Woody Allen'ın tüm filmlerini izlemeye karar verdikten birkaç gün sonra izlediğim ilk Woody Allen filmi olan Midnight in Paris (Paris'te Gece Yarısı), bir Paris güzellemesi. Yine Woody Allen'ın bir şehir güzellemesi olan Barselona Barselona'dan (Vikipedi maddesi) anlatmak istediğini anlatabilen bir film.  Woody Allen, anlatmak istediğini Gil Pender'ın (ki bu bizim Paris'te yaşamak isteyen kafası karışık, romantik, nostaljik yazar kişisi oluyor) ağzından anlatır. Son dakikalardaki replikle...
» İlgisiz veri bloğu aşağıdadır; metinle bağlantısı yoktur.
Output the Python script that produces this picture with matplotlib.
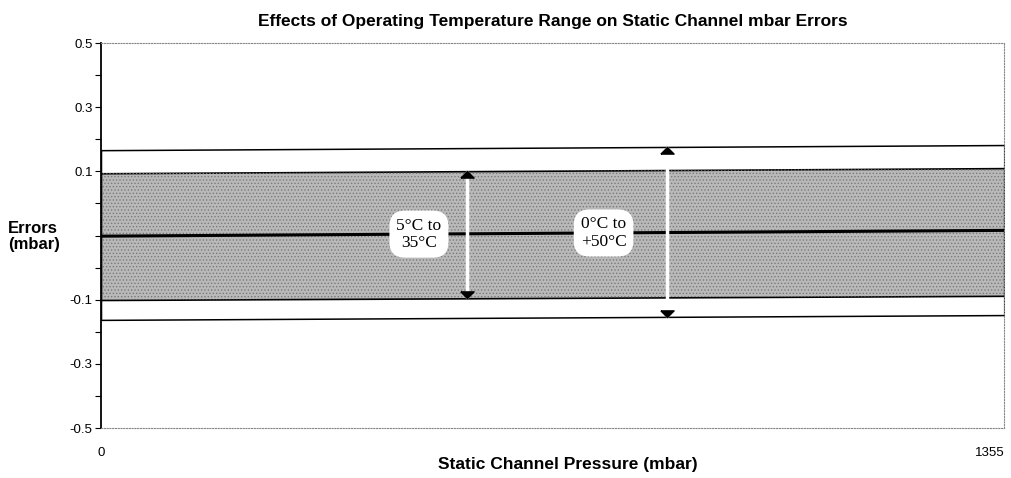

+ kendi zamanımdan, altın çağa
kaçmak istedim.

- Gerçekten 1920'lerin altın çağ olduğunu
düşünmüyorsun değil mi?

+ Evet, benim için öyle.

- Ben 1920'lerdenim ve sana altın çağın "Belle Epoque" olduğunu söylüyorum.

+ Ama şu adamlara bak, onların da altın çağı Rönesans. Onlar Belle Epoque'yi Titian ve Michelangelo ile beraber resim yapmaya
tercih ederler. Ve diğer ikisi de muhtemelen hayatın Kubilay Han zamanında daha iyi olduğunu düşünüyorlardı...


Bu ekran görüntüleri tamamen kişisel nedenlerle aldığım notlar. Bundan sonra da böyle devam edecek not alma işlemi. Daha iyi bir yol bulana dek... Nerden mi aklıma geldi bu şekilde not tutma. Bunun için twitter'a bakmam gerekti. (https://twitter.com/#!/belokan/status/144600897639563264) 8 Aralık gecesi Harry Potter ve Ölüm Yadigarları'nın 2. bölümünü izlerken Ron ve Hermoine'nin (platonik aşkım kendileri :P ) el ele tutuştuğu sahneyi içim yana yana izledim ve yediği haltı herkese söylemek istedim. :) O görüntüyü bilgisayarda tekrar gördükten sonra bu şekilde notlar alayım. İnternetten görsel aramaktan daha iyi ve daha kişisel olur demiştim.









Turgut Uyar'ı hatırlatır bana...
...
"el ele gittiğimiz bir yolda sen git gide büyürsen
benim içimde çok beklemiş, çok eski bir yer kanar"


doğru insan diye bir kavram varsa işte benim doğru insanım. ıslanmaktan çekinmeyecek!